═════ GIVEN DATA ═════
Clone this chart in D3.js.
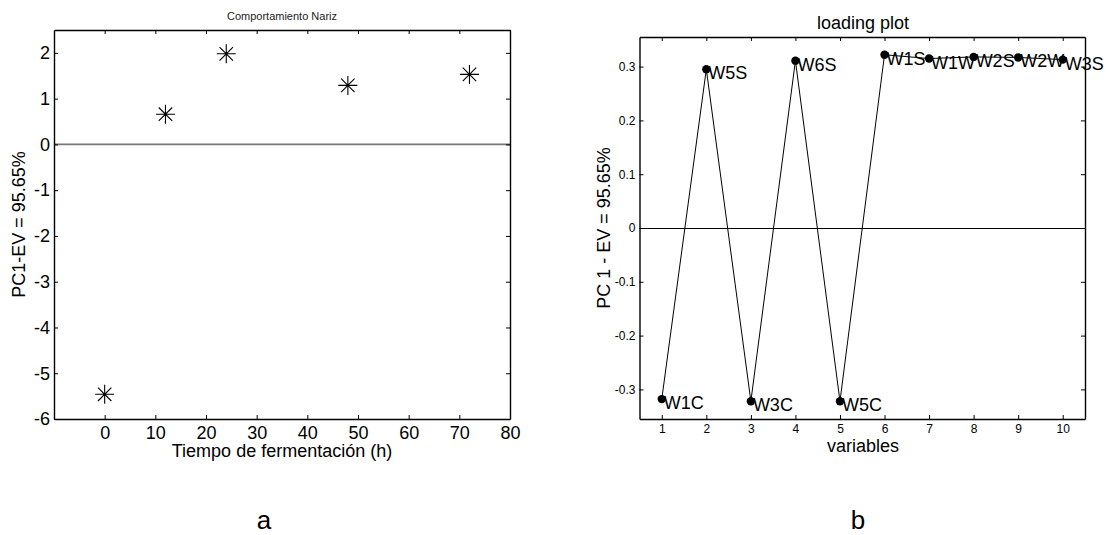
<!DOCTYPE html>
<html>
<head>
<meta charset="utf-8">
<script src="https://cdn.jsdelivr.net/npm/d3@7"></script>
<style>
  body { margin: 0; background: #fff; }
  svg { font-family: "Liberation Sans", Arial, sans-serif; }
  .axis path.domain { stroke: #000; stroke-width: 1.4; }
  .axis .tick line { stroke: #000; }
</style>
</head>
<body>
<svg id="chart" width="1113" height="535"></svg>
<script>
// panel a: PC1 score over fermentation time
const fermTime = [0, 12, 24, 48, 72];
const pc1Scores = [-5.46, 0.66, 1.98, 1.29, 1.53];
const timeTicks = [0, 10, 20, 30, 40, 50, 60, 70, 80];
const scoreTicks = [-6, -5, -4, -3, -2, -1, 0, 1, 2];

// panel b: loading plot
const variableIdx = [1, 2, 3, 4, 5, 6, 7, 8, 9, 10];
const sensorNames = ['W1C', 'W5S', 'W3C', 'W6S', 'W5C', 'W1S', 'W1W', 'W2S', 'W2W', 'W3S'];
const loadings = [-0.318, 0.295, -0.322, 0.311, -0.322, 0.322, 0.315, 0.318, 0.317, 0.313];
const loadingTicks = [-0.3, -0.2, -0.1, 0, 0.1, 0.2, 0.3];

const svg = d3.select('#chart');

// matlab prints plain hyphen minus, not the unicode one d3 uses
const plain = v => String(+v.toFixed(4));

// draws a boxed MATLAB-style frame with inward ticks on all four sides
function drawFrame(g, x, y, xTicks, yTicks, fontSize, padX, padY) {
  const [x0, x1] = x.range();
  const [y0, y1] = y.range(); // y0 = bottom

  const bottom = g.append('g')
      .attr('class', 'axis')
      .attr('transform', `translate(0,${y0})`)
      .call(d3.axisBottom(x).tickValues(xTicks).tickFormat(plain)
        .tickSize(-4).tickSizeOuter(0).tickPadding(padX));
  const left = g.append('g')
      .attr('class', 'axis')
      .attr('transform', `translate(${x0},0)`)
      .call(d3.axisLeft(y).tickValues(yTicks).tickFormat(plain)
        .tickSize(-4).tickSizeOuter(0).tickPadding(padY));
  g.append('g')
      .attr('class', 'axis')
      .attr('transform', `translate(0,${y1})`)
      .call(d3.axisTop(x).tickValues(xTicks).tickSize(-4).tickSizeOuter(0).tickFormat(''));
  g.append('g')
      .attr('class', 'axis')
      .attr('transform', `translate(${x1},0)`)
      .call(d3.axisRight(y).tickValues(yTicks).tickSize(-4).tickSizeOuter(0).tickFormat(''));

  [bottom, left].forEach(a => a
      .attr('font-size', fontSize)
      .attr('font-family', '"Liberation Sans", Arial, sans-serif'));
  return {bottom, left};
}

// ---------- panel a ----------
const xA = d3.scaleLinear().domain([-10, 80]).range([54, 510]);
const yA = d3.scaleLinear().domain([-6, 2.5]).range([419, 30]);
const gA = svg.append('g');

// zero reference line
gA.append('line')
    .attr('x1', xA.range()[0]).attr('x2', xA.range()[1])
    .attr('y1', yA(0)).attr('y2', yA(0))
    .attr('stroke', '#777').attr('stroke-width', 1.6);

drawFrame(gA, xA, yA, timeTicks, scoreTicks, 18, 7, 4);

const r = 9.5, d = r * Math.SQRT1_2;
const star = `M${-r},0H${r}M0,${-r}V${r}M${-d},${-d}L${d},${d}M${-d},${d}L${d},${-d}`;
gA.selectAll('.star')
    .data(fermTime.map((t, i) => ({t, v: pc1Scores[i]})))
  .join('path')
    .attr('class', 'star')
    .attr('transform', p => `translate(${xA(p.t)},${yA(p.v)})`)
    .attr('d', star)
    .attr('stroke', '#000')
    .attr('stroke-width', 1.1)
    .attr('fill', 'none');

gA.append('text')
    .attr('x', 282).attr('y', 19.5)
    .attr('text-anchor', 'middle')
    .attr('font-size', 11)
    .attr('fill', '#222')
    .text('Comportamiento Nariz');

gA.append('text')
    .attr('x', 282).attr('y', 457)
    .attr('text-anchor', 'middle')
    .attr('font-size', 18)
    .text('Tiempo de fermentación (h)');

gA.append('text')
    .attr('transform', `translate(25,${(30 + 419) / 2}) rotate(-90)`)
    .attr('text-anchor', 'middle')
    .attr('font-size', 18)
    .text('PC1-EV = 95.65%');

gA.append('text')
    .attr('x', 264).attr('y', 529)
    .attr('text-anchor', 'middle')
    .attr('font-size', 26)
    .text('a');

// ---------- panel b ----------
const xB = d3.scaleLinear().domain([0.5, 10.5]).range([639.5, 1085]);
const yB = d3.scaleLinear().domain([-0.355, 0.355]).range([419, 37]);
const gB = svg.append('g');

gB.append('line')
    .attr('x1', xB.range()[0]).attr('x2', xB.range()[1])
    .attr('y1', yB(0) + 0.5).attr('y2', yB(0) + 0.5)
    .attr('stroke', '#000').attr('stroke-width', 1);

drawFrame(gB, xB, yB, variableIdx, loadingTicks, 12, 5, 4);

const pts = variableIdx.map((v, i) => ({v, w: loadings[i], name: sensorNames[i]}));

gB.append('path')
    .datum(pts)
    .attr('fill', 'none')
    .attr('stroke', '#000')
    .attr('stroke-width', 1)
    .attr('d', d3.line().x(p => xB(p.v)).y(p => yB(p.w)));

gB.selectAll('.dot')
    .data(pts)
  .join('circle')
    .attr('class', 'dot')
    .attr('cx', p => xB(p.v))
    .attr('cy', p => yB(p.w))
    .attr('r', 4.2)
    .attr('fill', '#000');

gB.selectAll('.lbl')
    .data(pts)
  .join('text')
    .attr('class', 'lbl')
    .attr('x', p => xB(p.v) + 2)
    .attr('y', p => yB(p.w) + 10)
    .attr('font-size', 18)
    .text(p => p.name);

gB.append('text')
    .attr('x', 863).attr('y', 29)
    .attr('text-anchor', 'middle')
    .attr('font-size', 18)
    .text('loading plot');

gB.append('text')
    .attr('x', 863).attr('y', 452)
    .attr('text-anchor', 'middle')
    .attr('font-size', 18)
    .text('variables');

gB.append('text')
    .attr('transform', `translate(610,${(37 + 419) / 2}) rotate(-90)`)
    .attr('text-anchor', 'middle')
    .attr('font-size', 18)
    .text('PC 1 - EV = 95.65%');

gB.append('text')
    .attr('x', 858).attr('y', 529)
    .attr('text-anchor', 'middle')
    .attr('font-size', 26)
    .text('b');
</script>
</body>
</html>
═════
WRITTEN PROBLEM:
Exclude the pictures. Write out the remaining data exactly.

EXPECTED ANSWER:
Clone this chart in D3.js.
<!DOCTYPE html>
<html>
<head>
<meta charset="utf-8">
<script src="https://cdn.jsdelivr.net/npm/d3@7"></script>
<style>
  body { margin: 0; background: #fff; }
  svg { font-family: "Liberation Sans", Arial, sans-serif; }
  .axis path.domain { stroke: #000; stroke-width: 1.4; }
  .axis .tick line { stroke: #000; }
</style>
</head>
<body>
<svg id="chart" width="1113" height="535"></svg>
<script>
// panel a: PC1 score over fermentation time
const fermTime = [0, 12, 24, 48, 72];
const pc1Scores = [-5.46, 0.66, 1.98, 1.29, 1.53];
const timeTicks = [0, 10, 20, 30, 40, 50, 60, 70, 80];
const scoreTicks = [-6, -5, -4, -3, -2, -1, 0, 1, 2];

// panel b: loading plot
const variableIdx = [1, 2, 3, 4, 5, 6, 7, 8, 9, 10];
const sensorNames = ['W1C', 'W5S', 'W3C', 'W6S', 'W5C', 'W1S', 'W1W', 'W2S', 'W2W', 'W3S'];
const loadings = [-0.318, 0.295, -0.322, 0.311, -0.322, 0.322, 0.315, 0.318, 0.317, 0.313];
const loadingTicks = [-0.3, -0.2, -0.1, 0, 0.1, 0.2, 0.3];

const svg = d3.select('#chart');

// matlab prints plain hyphen minus, not the unicode one d3 uses
const plain = v => String(+v.toFixed(4));

// draws a boxed MATLAB-style frame with inward ticks on all four sides
function drawFrame(g, x, y, xTicks, yTicks, fontSize, padX, padY) {
  const [x0, x1] = x.range();
  const [y0, y1] = y.range(); // y0 = bottom

  const bottom = g.append('g')
      .attr('class', 'axis')
      .attr('transform', `translate(0,${y0})`)
      .call(d3.axisBottom(x).tickValues(xTicks).tickFormat(plain)
        .tickSize(-4).tickSizeOuter(0).tickPadding(padX));
  const left = g.append('g')
      .attr('class', 'axis')
      .attr('transform', `translate(${x0},0)`)
      .call(d3.axisLeft(y).tickValues(yTicks).tickFormat(plain)
        .tickSize(-4).tickSizeOuter(0).tickPadding(padY));
  g.append('g')
      .attr('class', 'axis')
      .attr('transform', `translate(0,${y1})`)
      .call(d3.axisTop(x).tickValues(xTicks).tickSize(-4).tickSizeOuter(0).tickFormat(''));
  g.append('g')
      .attr('class', 'axis')
      .attr('transform', `translate(${x1},0)`)
      .call(d3.axisRight(y).tickValues(yTicks).tickSize(-4).tickSizeOuter(0).tickFormat(''));

  [bottom, left].forEach(a => a
      .attr('font-size', fontSize)
      .attr('font-family', '"Liberation Sans", Arial, sans-serif'));
  return {bottom, left};
}

// ---------- panel a ----------
const xA = d3.scaleLinear().domain([-10, 80]).range([54, 510]);
const yA = d3.scaleLinear().domain([-6, 2.5]).range([419, 30]);
const gA = svg.append('g');

// zero reference line
gA.append('line')
    .attr('x1', xA.range()[0]).attr('x2', xA.range()[1])
    .attr('y1', yA(0)).attr('y2', yA(0))
    .attr('stroke', '#777').attr('stroke-width', 1.6);

drawFrame(gA, xA, yA, timeTicks, scoreTicks, 18, 7, 4);

const r = 9.5, d = r * Math.SQRT1_2;
const star = `M${-r},0H${r}M0,${-r}V${r}M${-d},${-d}L${d},${d}M${-d},${d}L${d},${-d}`;
gA.selectAll('.star')
    .data(fermTime.map((t, i) => ({t, v: pc1Scores[i]})))
  .join('path')
    .attr('class', 'star')
    .attr('transform', p => `translate(${xA(p.t)},${yA(p.v)})`)
    .attr('d', star)
    .attr('stroke', '#000')
    .attr('stroke-width', 1.1)
    .attr('fill', 'none');

gA.append('text')
    .attr('x', 282).attr('y', 19.5)
    .attr('text-anchor', 'middle')
    .attr('font-size', 11)
    .attr('fill', '#222')
    .text('Comportamiento Nariz');

gA.append('text')
    .attr('x', 282).attr('y', 457)
    .attr('text-anchor', 'middle')
    .attr('font-size', 18)
    .text('Tiempo de fermentación (h)');

gA.append('text')
    .attr('transform', `translate(25,${(30 + 419) / 2}) rotate(-90)`)
    .attr('text-anchor', 'middle')
    .attr('font-size', 18)
    .text('PC1-EV = 95.65%');

gA.append('text')
    .attr('x', 264).attr('y', 529)
    .attr('text-anchor', 'middle')
    .attr('font-size', 26)
    .text('a');

// ---------- panel b ----------
const xB = d3.scaleLinear().domain([0.5, 10.5]).range([639.5, 1085]);
const yB = d3.scaleLinear().domain([-0.355, 0.355]).range([419, 37]);
const gB = svg.append('g');

gB.append('line')
    .attr('x1', xB.range()[0]).attr('x2', xB.range()[1])
    .attr('y1', yB(0) + 0.5).attr('y2', yB(0) + 0.5)
    .attr('stroke', '#000').attr('stroke-width', 1);

drawFrame(gB, xB, yB, variableIdx, loadingTicks, 12, 5, 4);

const pts = variableIdx.map((v, i) => ({v, w: loadings[i], name: sensorNames[i]}));

gB.append('path')
    .datum(pts)
    .attr('fill', 'none')
    .attr('stroke', '#000')
    .attr('stroke-width', 1)
    .attr('d', d3.line().x(p => xB(p.v)).y(p => yB(p.w)));

gB.selectAll('.dot')
    .data(pts)
  .join('circle')
    .attr('class', 'dot')
    .attr('cx', p => xB(p.v))
    .attr('cy', p => yB(p.w))
    .attr('r', 4.2)
    .attr('fill', '#000');

gB.selectAll('.lbl')
    .data(pts)
  .join('text')
    .attr('class', 'lbl')
    .attr('x', p => xB(p.v) + 2)
    .attr('y', p => yB(p.w) + 10)
    .attr('font-size', 18)
    .text(p => p.name);

gB.append('text')
    .attr('x', 863).attr('y', 29)
    .attr('text-anchor', 'middle')
    .attr('font-size', 18)
    .text('loading plot');

gB.append('text')
    .attr('x', 863).attr('y', 452)
    .attr('text-anchor', 'middle')
    .attr('font-size', 18)
    .text('variables');

gB.append('text')
    .attr('transform', `translate(610,${(37 + 419) / 2}) rotate(-90)`)
    .attr('text-anchor', 'middle')
    .attr('font-size', 18)
    .text('PC 1 - EV = 95.65%');

gB.append('text')
    .attr('x', 858).attr('y', 529)
    .attr('text-anchor', 'middle')
    .attr('font-size', 26)
    .text('b');
</script>
</body>
</html>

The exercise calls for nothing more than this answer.